Для объяснения конкретных механизмов генезиса политизированной науки, о которых мы уже говорили, было предложено несколько моделей, основывающихся на критериях превалирования объективных или субъективных факторов. В советской историографии науки доминировали ссылки либо на «идеологические ошибки» известных советских и западных генетиков, личностные ностные характеристики политических и научных лидеров (А.Гитлера, И.В. Сталина, Н.И. Вавилова, Т.Д. Лысенкои и т.п.) [Дубинин, 1990; 1992 и др.], субъективизм которых, в конечном счете, и обусловил, например, исход борьбы «вейсманистов-морганистов» и «мичуринцев» в конце сороковых годов ХХ века в бывшем СССР.

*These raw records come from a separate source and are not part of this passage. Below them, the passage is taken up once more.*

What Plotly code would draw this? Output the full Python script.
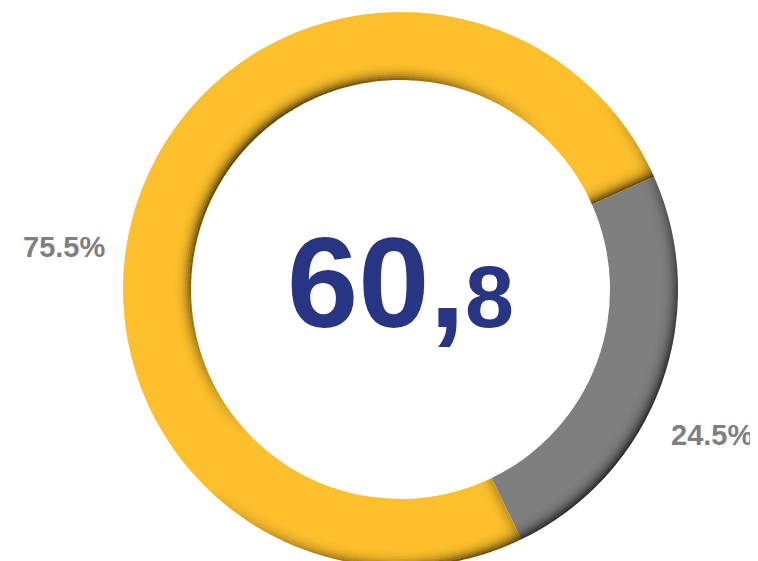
import math
import plotly.graph_objects as go

labels = ["Gray", "Yellow"]
values = [24.5, 75.5]
colors = ["#7F7F7F", "#FDC02D"]
label_text = ["24.5%", "75.5%"]
center_main = "60,"
center_small = "8"

W, H = 758, 561
ml, mt, mr, mb = 27, 4, 0, 2
PW, PH = W - ml - mr, H - mt - mb
CX, CY = 392.5, 281.5          # pie centre in figure pixels
R_OUT, R_IN = 277.5, 209.5
ROT = 66

def px2paper(x, y):
    return (x - ml) / PW, 1 - (y - mt) / PH

def domain_for(r):
    return dict(x=[(CX - r - ml) / PW, (CX + r - ml) / PW],
                y=[1 - (CY + r - mt) / PH, 1 - (CY - r - mt) / PH])

fig = go.Figure()
fig.add_trace(go.Pie(
    labels=labels, values=values, sort=False, direction="clockwise",
    rotation=ROT, hole=R_IN / R_OUT, textinfo="none", domain=domain_for(R_OUT),
    marker=dict(colors=colors, line=dict(width=0)),
    showlegend=False, hoverinfo="label+percent",
))

# ---- inner-shadow decoration (light from top-left) ----
total = sum(values)
spans = [v / total * 360 for v in values]
starts = [ROT]
for s in spans[:-1]:
    starts.append(starts[-1] + s)

sec_ang = []   # (centre angle, segment index)
sec_vals = []
FINE, COARSE, EDGE = 0.35, 1.5, 7.0
for i, (st, sp) in enumerate(zip(starts, spans)):
    edges = [0.0]
    while edges[-1] < sp - 1e-9:
        a = edges[-1]
        step = FINE if (a < EDGE or a > sp - EDGE - FINE) else COARSE
        nxt = min(a + step, sp)
        if sp - nxt < FINE * 0.5:
            nxt = sp
        edges.append(nxt)
    for a0, a1 in zip(edges[:-1], edges[1:]):
        sec_ang.append((st + (a0 + a1) / 2, i))
        sec_vals.append(values[i] * (a1 - a0) / sp)

L = (1 / math.sqrt(2), 1 / math.sqrt(2))  # shadow direction (down-right in screen)
A, WID = 0.7, 6.5

def prof(d):
    d = max(d, 0.0)
    return math.exp(-(d / WID) ** 1.4)

def alpha_at(r, ang_deg, seg):
    th = math.radians(ang_deg)
    pos = (math.sin(th), -math.cos(th))
    parts = []
    f = max(0.0, -(pos[0] * L[0] + pos[1] * L[1]))
    parts.append(A * f * prof(r - R_IN))
    f = max(0.0, pos[0] * L[0] + pos[1] * L[1])
    parts.append(A * f * prof(R_OUT - r))
    st = starts[seg]
    en = st + spans[seg]
    te = math.radians(en)
    ne = (math.cos(te), math.sin(te))
    f = max(0.0, ne[0] * L[0] + ne[1] * L[1])
    parts.append(A * f * prof(r * math.radians(en - ang_deg)))
    ts = math.radians(st)
    ns = (-math.cos(ts), -math.sin(ts))
    f = max(0.0, ns[0] * L[0] + ns[1] * L[1])
    parts.append(A * f * prof(r * math.radians(ang_deg - st)))
    keep = 1.0
    for p in parts:
        keep *= (1 - p)
    return 1 - keep

band = 2.0
r0 = R_IN
while r0 < R_OUT - 1e-6:
    r1 = min(r0 + band, R_OUT)
    rc = (r0 + r1) / 2
    cols = []
    for (ang, seg) in sec_ang:
        al = alpha_at(rc, ang, seg)
        cols.append("rgba(0,0,0,%.3f)" % (al if al > 0.01 else 0))
    fig.add_trace(go.Pie(
        values=sec_vals, sort=False, direction="clockwise", rotation=ROT,
        hole=r0 / r1, textinfo="none", domain=domain_for(r1),
        marker=dict(colors=cols, line=dict(width=0)),
        showlegend=False, hoverinfo="skip",
    ))
    r0 = r1

ann = []
for txt, (px, py) in zip(label_text, [(704, 427.3), (56, 239.3)]):
    x, y = px2paper(px, py)
    ann.append(dict(x=x, y=y, xref="paper", yref="paper", text=f"<b>{txt}</b>",
                    showarrow=False,
                    font=dict(family="Liberation Sans, Arial", size=29, color="#7F7F7F"),
                    xanchor="center", yanchor="middle"))
x, y = px2paper(392.5, 274)
ann.append(dict(x=x, y=y, xref="paper", yref="paper",
                text=f"<b>{center_main}<span style='font-size:88px'>{center_small}</span></b>",
                showarrow=False,
                font=dict(family="Liberation Sans, Arial", size=128, color="#283583"),
                xanchor="center", yanchor="middle"))

fig.update_layout(width=W, height=H, autosize=False,
                  margin=dict(l=ml, r=mr, t=mt, b=mb),
                  paper_bgcolor="white", plot_bgcolor="white",
                  annotations=ann)
fig.write_html("out.html")
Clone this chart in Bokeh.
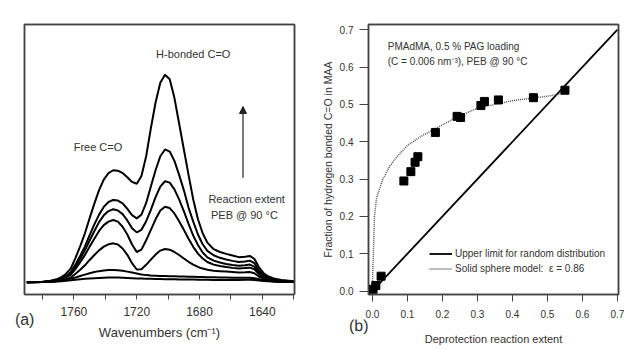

В работах западных авторов, опубликованных непосредственно после событий 1948 г., вначале превалировала точка зрения, которая не подвергала критике постулат Т.Д. Лысенко и И. Презента о концептуально-логической несовместимости менделевской генетики и философской системы диалектического материализма [Zircle, 956]. И только позднее (в работах Д. Джоравски [Joravsky., 1961], Л.Р. Грэхэма [1989, с. 103 и далее], других историков и философов на Западе [Paul, 1979; Roll–Hansen, 1985; Paul, Falk, 1999 et al.], И.Т. Фролова в бывшем СССР и России [Фролов, 1988] возобладал альтернативно-критический подход, трактующий взаимодействие политики, экономики, культуры и науки как форму коэволюции.
Известная оценка Л.Р. Грэхэма [1989, c. 14] определяющей роли «бракосочетания централизованного политического контроля с системой философии, которая претендовала на универсальность», как основной причины возвышения Т.Д. Лысенко, была, безусловно, правильной. Но все же она упрощает ситуацию, как бы «выводит за скобки», не учитывает активную социально-адаптивную реакции самого научного сообщества на внешние воздействия со стороны государственной власти. Думается, что именно активное взаимодействие властных структур, науки как социального института, менталитета и экономики и обусловили нарушения механизмов социального гомеостаза, которые привели к формированию контура с положительной обратной связью и автокаталитического процесса пролиферации псевдонауки во внутреннее пространство научного сообщества [Чешко, 1997; Шахбазов, Чешко, 2001; Cheshko,1999].